After 4 years of battling with various shitty refrigeration arrangements.

I added 2 batteries, the fridge is a power hog.

Oh and I used the opportunity to revamp the solar monitoring page, mainly I separated the 12VDC circuit from the 110VAC one and recalibrated the sensors.

We’ve been catching up on all the ice cream we missed on (note that we ate plenty in the past 4 years, just not as much as we would like, which is too much)

Now, having a fridge is really really nice. I joke that if I had remembered beer was so fresh in it, I would have solared us up enough to power one upon arrival. The reality is that I had to learn how things work and make plenty of mistakes along the way, and that the solar project competes for time against all the other projects.

We did question the need for a fridge for years, we were hoping to change our eating habits to not need one. The truth is that we didn’t (cheese is just too good), and that our eating habits “degraded” immediately after getting one. The fridge is always full and holds a lot of less healthy food we did with less of only a few weeks ago.

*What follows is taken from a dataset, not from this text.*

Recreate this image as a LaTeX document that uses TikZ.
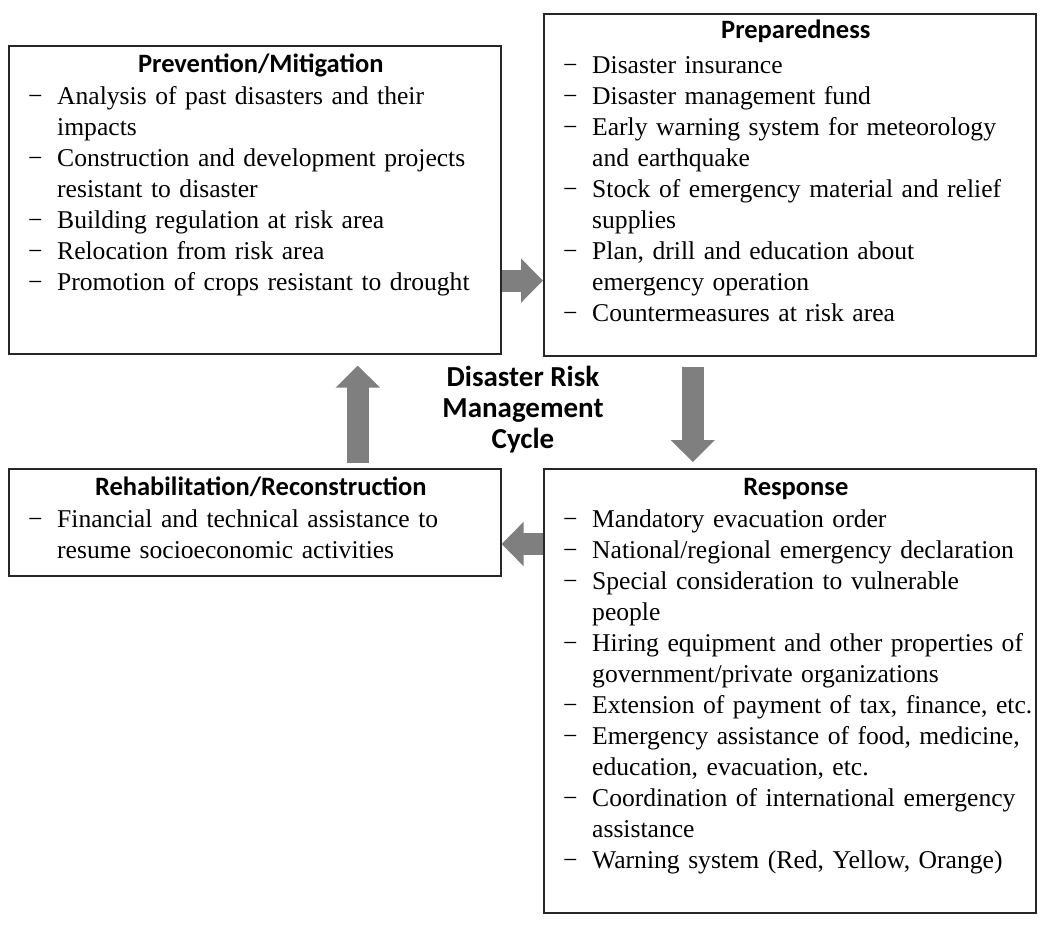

Our main concern however, and this may come as a surprise, is the noise that a fridge makes. Our house used to be extremely quiet, it’s something we noted when we moved in, just how eerily quiet the house was. Neither of us had experienced a house this quiet, and it’s something we appreciated. I thought the fridge noise would get on my nerves, but in reality I find it soothing because it makes me think about all the good stuff in there that’s being kept nice and fresh. Did I mention fresh beer is yummy? It looks like 4 years of not having a fridge made me appreciate how nice they are.

Now the coolest thing about this whole deal, is how we’re turning Sun heat into cold. It feels like cheating, and it’s elating. The hotter it gets, the more cold we can generate. How does that even make sense? I’m sure I can understand it but I choose not to, it’s just too good left as universe breaking supernatural magic.